MIA Seeks The Under-45 Set, Part II

Close readers of yesterday’s RCA post (do close readers exist anymore?), which was about a few attempts by the Minneapolis Institute of Arts to attract younger audiences, will note that I allowed one intriguing passage in the remarks of director Kaywin Feldman (pictured at right) to go unremarked by me.

That would be “pecha kucha,” as in: “We recently tried a pecha kucha [Japanese for “chit chat”], where our curators showed 20 images in 20 seconds. It was a way to deliver content but keep it very short and lively.”

We all know that curators and museum directors worry about how little time people spend looking at a work of art — when I first heard a number, the average time was 7 seconds. More recently, I’ve heard people say that has dropped to 2 or 3 seconds.

So why would a museum want to encourage the trend?

Here is a video of the session Feldman referred to, which the MIA embedded in its annual report: Link. It isn’t exactly what I imagined – the video lasts nearly three minutes.

And here’s another, related to an exhibit called In Pursuit of A Masterpiece (which I wrote about in 2009); it’s about 2 1/2 minutes — on YouTube. I especially don’t get the end of this one.

I suppose that these presentations, live and in person, provoke conversation and perhaps questions. That may work for some people. Me? I’d rather just go stand in front of a work on my own, trying to figure it out, even if I miss a lot. Then again, maybe you have to be there to decide.

Photo Credit: Courtesy of the MIA

 

In Minneapolis, Programs That Pump-Prime For New Audiences

When I travel and talk to museum officials, they often ask me to share ideas from other museums.  Recently, one such question put me in mind of something I’d read during Minnesota’s “Museums Month,” when Kaywin Feldman, director of the Minneapolis Institute of Arts, and Olga Viso, director of the Walker Arts Center, gave a joint interview to the Star Tribune.

At one point, Feldman says “One area we struggle with is lectures. We offer a lot of great speakers throughout the year, often doing lectures related to the collection, and I notice an older and older audience coming to those lectures. So we’re thinking about how to engage a younger generation in content delivery. We recently tried a pecha kucha [Japanese for “chit chat”], where our curators showed 20 images in 20 seconds. It was a way to deliver content but keep it very short and lively. We also followed a lecture on still-life paintings with a demonstration by a food stylist.”

She comes back later, adding: “I don’t mean to dwell on the lecture thing, but it really worries me, in part because I’m one of those people who really loves a lecture. I think we’re both experimenting with new ways to deliver content to people. We’re still content-generators; that’s the heart of what we do. But the way people receive it and participate has changed.”

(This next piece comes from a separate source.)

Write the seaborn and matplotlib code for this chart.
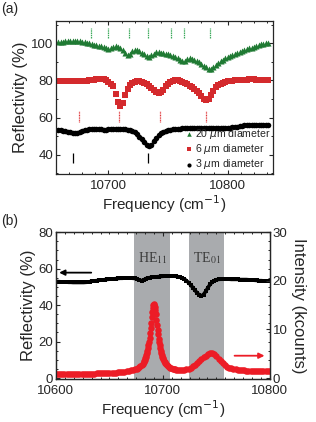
import numpy as np
import pandas as pd
import matplotlib
matplotlib.use("Agg")
import matplotlib.pyplot as plt
from matplotlib.ticker import AutoMinorLocator, MultipleLocator
import seaborn as sns

# ---------------- data, panel (a) ----------------
freq_a = np.arange(10658, 10836, 2)
refl_20um = [
    100.6, 100.8, 100.9, 101.0, 101.1, 101.2, 101.3, 101.3, 101.2, 101.0,
    100.8, 100.5, 100.2, 99.9, 99.6, 99.3, 99.0, 98.7, 98.4, 98.0,
    97.5, 97.1, 97.3, 98.2, 98.4, 98.0, 97.3, 96.4, 94.9, 93.8,
    94.3, 95.8, 96.6, 96.3, 95.6, 94.8, 94.0, 93.2, 92.8, 93.5,
    94.5, 95.2, 95.3, 95.0, 94.6, 94.3, 94.0, 93.7, 93.3, 92.7,
    92.0, 91.2, 90.5, 90.6, 91.5, 92.0, 91.8, 91.2, 90.5, 89.8,
    89.0, 88.0, 87.0, 86.3, 86.4, 87.3, 88.4, 89.5, 90.4, 91.2,
    91.9, 92.5, 93.1, 93.7, 94.3, 94.8, 95.3, 95.8, 96.3, 96.7,
    97.2, 97.7, 98.2, 98.7, 99.1, 99.5, 99.8, 100.1, 100.2,
]
refl_6um = [
    79.8, 79.7, 79.6, 79.5, 79.5, 79.5, 79.5, 79.6, 79.7, 79.8,
    79.9, 79.9, 79.9, 80.0, 80.2, 80.4, 80.6, 80.8, 80.8, 80.6,
    80.0, 79.2, 78.3, 76.8, 72.5, 68.5, 66.2, 67.8, 72.0, 75.5,
    77.5, 78.5, 79.2, 79.6, 79.6, 79.3, 78.8, 78.0, 77.0, 75.9,
    74.8, 74.0, 73.5, 73.8, 75.0, 76.8, 78.3, 79.3, 79.8, 80.0,
    80.0, 79.7, 79.3, 78.7, 78.0, 77.2, 76.3, 75.3, 74.2, 73.0,
    71.6, 70.3, 69.6, 70.0, 72.0, 74.5, 76.3, 77.4, 78.2, 78.8,
    79.2, 79.5, 79.7, 79.9, 80.0, 80.1, 80.2, 80.3, 80.4, 80.5,
    80.6, 80.6, 80.6, 80.5, 80.5, 80.5, 80.4, 80.4, 80.4,
]
refl_3um = [
    53.2, 53.1, 53.0, 52.8, 52.5, 52.1, 51.7, 51.6, 51.8, 52.3,
    52.8, 53.2, 53.5, 53.7, 53.9, 54.0, 53.9, 53.8, 53.7, 53.6,
    53.6, 53.7, 53.8, 53.9, 53.9, 53.9, 53.8, 53.8, 53.7, 53.6,
    53.3, 52.8, 52.1, 51.1, 49.8, 48.3, 46.8, 45.4, 44.6, 45.4,
    47.3, 49.3, 50.8, 51.8, 52.5, 53.0, 53.3, 53.6, 53.8, 53.9,
    54.0, 54.1, 54.2, 54.3, 54.3, 54.4, 54.4, 54.4, 54.4, 54.4,
    54.4, 54.4, 54.4, 54.4, 54.4, 54.4, 54.4, 54.5, 54.5, 54.6,
    54.6, 54.7, 54.7, 54.8, 54.9, 55.1, 55.4, 55.7, 55.9, 56.0,
    56.1, 56.2, 56.2, 56.2, 56.2, 56.2, 56.2, 56.2, 56.1,
]
labels_a = ["20 $\\mu$m diameter", "6 $\\mu$m diameter", "3 $\\mu$m diameter"]
marks_20um = [10685, 10700, 10717.5, 10733, 10752.5, 10763.5, 10785]
marks_6um = [10675, 10709, 10743.5, 10781.5]
marks_3um = [10670, 10733.5]

# ---------------- data, panel (b) ----------------
freq_b = np.arange(10600, 10802, 2)
refl_b = [
    52.9, 52.9, 52.8, 52.7, 52.6, 52.6, 52.5, 52.5, 52.4, 52.4,
    52.4, 52.4, 52.4, 52.4, 52.5, 52.6, 52.9, 53.1, 53.3, 53.4,
    53.6, 53.7, 53.8, 54.0, 54.1, 54.2, 54.3, 54.4, 54.5, 54.6,
    54.7, 54.7, 54.8, 54.8, 54.8, 54.8, 54.7, 54.6, 54.3, 53.8,
    53.4, 53.8, 54.5, 54.9, 55.1, 55.3, 55.4, 55.5, 55.6, 55.7,
    55.8, 55.9, 55.9, 56.0, 56.0, 55.9, 55.8, 55.6, 55.3, 54.9,
    54.3, 53.4, 52.3, 51.0, 49.6, 48.1, 46.7, 45.6, 45.1, 45.8,
    47.5, 49.5, 51.3, 52.6, 53.4, 53.9, 54.1, 54.2, 54.2, 54.2,
    54.2, 54.2, 54.1, 54.1, 54.1, 54.1, 54.0, 54.0, 54.0, 54.0,
    53.9, 53.8, 53.7, 53.6, 53.5, 53.4, 53.4, 53.3, 53.3, 53.2,
    53.2,
]
freq_pl = np.concatenate([np.arange(10600, 10676, 2),
                          np.arange(10676, 10682, 1),
                          np.arange(10682, 10702.5, 0.5),
                          np.arange(10703, 10713, 1),
                          np.arange(10714, 10802, 2)])
intensity_pl = [
    0.75, 0.75, 0.76, 0.77, 0.78, 0.79, 0.80, 0.81, 0.82, 0.83,
    0.84, 0.85, 0.86, 0.87, 0.88, 0.90, 0.91, 0.92, 0.93, 0.95,
    0.96, 0.98, 1.00, 1.02, 1.04, 1.06, 1.08, 1.10, 1.13, 1.16,
    1.20, 1.25, 1.32, 1.38, 1.46, 1.56, 1.72, 1.85,
    # 1 cm-1 steps, 10676-10681
    1.95, 2.05, 2.2, 2.4, 2.7, 2.95,
    # 0.5 cm-1 steps, 10682-10702
    3.4, 3.6, 3.8, 4.1, 4.4, 4.8, 5.2, 5.6, 6.1, 6.8,
    7.5, 8.3, 9.2, 10.3, 11.4, 12.5, 13.6, 14.4, 15.0, 15.2,
    15.0, 14.6, 14.0, 13.1, 12.0, 11.0, 9.9, 9.0, 8.1, 7.4,
    6.7, 6.1, 5.6, 5.2, 4.8, 4.4, 4.1, 3.85, 3.6, 3.4,
    3.2,
    # 1 cm-1 steps, 10703-10712
    2.9, 2.6, 2.4, 2.25, 2.1, 2.0, 1.9, 1.85, 1.8, 1.75,
    # 2 cm-1 steps, 10714-10800
    1.7, 1.65, 1.65, 1.7, 1.8, 1.95, 2.15, 2.4, 2.7, 3.05,
    3.45, 3.85, 4.25, 4.6, 4.9, 5.1, 5.2, 5.05, 4.6, 4.0,
    3.45, 3.0, 2.65, 2.35, 2.15, 2.0, 1.9, 1.8, 1.72, 1.66,
    1.62, 1.58, 1.55, 1.52, 1.5, 1.48, 1.46, 1.45, 1.44, 1.43,
    1.42, 1.41, 1.4, 1.4,
]
band_he11 = (10673.4, 10707.0)
band_te01 = (10724.0, 10757.5)
band_labels = ["HE$_{11}$", "TE$_{01}$"]

# ---------------- style ----------------
sns.set_style("ticks")
plt.rcParams["font.family"] = ["Liberation Sans", "DejaVu Sans"]
plt.rcParams.update({
    "xtick.direction": "in", "ytick.direction": "in",
    "xtick.top": True, "ytick.right": True,
    "xtick.major.size": 3.2, "ytick.major.size": 3.2,
    "xtick.minor.size": 1.6, "ytick.minor.size": 1.6,
    "xtick.major.width": 0.8, "ytick.major.width": 0.8,
    "xtick.minor.width": 0.7, "ytick.minor.width": 0.7,
    "axes.linewidth": 0.9,
    "xtick.labelsize": 9.5, "ytick.labelsize": 9.5,
    "xtick.major.pad": 4.5, "ytick.major.pad": 2.0,
})

GREEN = "#1f7a33"
RED_A = "#d42a2d"
RED_B = "#ec1c26"
GRAY = "#a9abae"

fig = plt.figure(figsize=(3.16, 4.22), dpi=100)
ax1 = fig.add_axes([0.177, 0.5877, 0.687, 0.3626])
ax2 = fig.add_axes([0.177, 0.1019, 0.677, 0.3480])

# ---------- panel (a) ----------
df_a = pd.DataFrame({"freq": freq_a, "d20": refl_20um, "d6": refl_6um, "d3": refl_3um})
sns.scatterplot(data=df_a, x="freq", y="d20", marker="^", s=19, color=GREEN,
                linewidth=0, ax=ax1, label=labels_a[0])
sns.scatterplot(data=df_a, x="freq", y="d6", marker="s", s=14, color=RED_A,
                linewidth=0, ax=ax1, label=labels_a[1])
sns.scatterplot(data=df_a, x="freq", y="d3", marker="o", s=16, color="black",
                linewidth=0, ax=ax1, label=labels_a[2])

ax1.vlines(marks_20um, 102.8, 108.2, colors="#3daa5c", linewidth=0.9,
           linestyles=(0, (1.2, 0.6)))
ax1.vlines(marks_6um, 57.5, 63.7, colors="#e0363a", linewidth=0.9,
           linestyles=(0, (0.8, 0.5)))
ax1.vlines(marks_3um, 35.4, 41.1, colors="black", linewidth=0.9)

ax1.set_xlim(10656, 10838)
ax1.set_ylim(29.7, 112)
ax1.xaxis.set_major_locator(MultipleLocator(100))
ax1.xaxis.set_minor_locator(AutoMinorLocator(9))
ax1.yaxis.set_major_locator(MultipleLocator(20))
ax1.yaxis.set_minor_locator(AutoMinorLocator(2))
ax1.set_xlabel("Frequency (cm$^{-1}$)", fontsize=11, labelpad=0.5)
ax1.set_ylabel("Reflectivity (%)", fontsize=12, labelpad=2)
ax1.legend(loc="lower right", frameon=False, fontsize=7.6, handletextpad=0.05,
           labelspacing=0.12, borderpad=0.1, borderaxespad=0.15,
           handlelength=0.9, markerscale=0.75)

# ---------- panel (b) ----------
ax2.axvspan(*band_he11, color=GRAY, lw=0, zorder=0)
ax2.axvspan(*band_te01, color=GRAY, lw=0, zorder=0)
for band, lab in zip([band_he11, band_te01], band_labels):
    ax2.text((band[0] + band[1]) / 2, 66, lab, ha="center", va="center",
             fontsize=10, color="#3a3a3a", family="Liberation Serif",
             math_fontfamily="stix")

df_b = pd.DataFrame({"freq": freq_b, "refl": refl_b})
sns.lineplot(data=df_b, x="freq", y="refl", color="black", lw=2.6, marker="s",
             markersize=2.6, markeredgewidth=0, ax=ax2)
ax2.annotate("", xy=(10603, 57.8), xytext=(10633, 57.8),
             arrowprops=dict(arrowstyle="-|>", color="black", lw=1.3,
                             mutation_scale=8, shrinkA=0, shrinkB=0))

ax2.set_xlim(10600, 10800)
ax2.set_ylim(-0.5, 80)
ax2.xaxis.set_major_locator(MultipleLocator(100))
ax2.xaxis.set_minor_locator(AutoMinorLocator(12))
ax2.yaxis.set_major_locator(MultipleLocator(20))
ax2.yaxis.set_minor_locator(AutoMinorLocator(4))
ax2.tick_params(axis="y", right=False, which="both")
ax2.set_xlabel("Frequency (cm$^{-1}$)", fontsize=11, labelpad=0.5)
ax2.set_ylabel("Reflectivity (%)", fontsize=12, labelpad=2)

ax3 = ax2.twinx()
df_pl = pd.DataFrame({"freq": freq_pl, "pl": intensity_pl})
sns.scatterplot(data=df_pl, x="freq", y="pl", marker="o", s=22, color=RED_B,
                linewidth=0, ax=ax3)
ax3.annotate("", xy=(10795, 4.6), xytext=(10767, 4.6),
             arrowprops=dict(arrowstyle="-|>", color=RED_B, lw=1.3,
                             mutation_scale=8, shrinkA=0, shrinkB=0))
ax3.set_ylim(-0.5 * 30 / 80, 30)
ax3.yaxis.set_major_locator(MultipleLocator(10))
ax3.yaxis.set_minor_locator(MultipleLocator(1.875))
ax3.tick_params(axis="y", direction="in", right=True, which="both")
ax3.set_ylabel("Intensity (kcounts)", fontsize=12, rotation=270, labelpad=13)
ax3.set_xlabel("")

fig.text(0.005, 0.995, "(a)", fontsize=10, ha="left", va="top")
fig.text(0.005, 0.493, "(b)", fontsize=10, ha="left", va="top")

fig.savefig("out.png", dpi=100)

So how is the MIA experimenting, with the ultimate goal of course of both educating and — if a museum plays it right – attracting a broader, younger audience. I spoke with Alex Bortolot, the Adult Programming Associate at the MIA. Read more about him here — he’s pictured at left.

He works on several programs, but the most relevant here seemed to be “Cross Talk: Two Experts. Two Angles. Too Interesting.” For Cross Talk, the MIA brings in an academic, who brings historical insight, and someone from the contemporary creative economy to present, for 20 minutes each, his or her angle on the chosen topic. Then, the audience gets its say.

The topics so far: “Manga, Anime, and Pop;” “What Fonts Say;” and “Playing With Our Food.” The art connection? Pop, the MIA’s poster collection, and the visual representation of food, going back to 17th century Dutch still lifes.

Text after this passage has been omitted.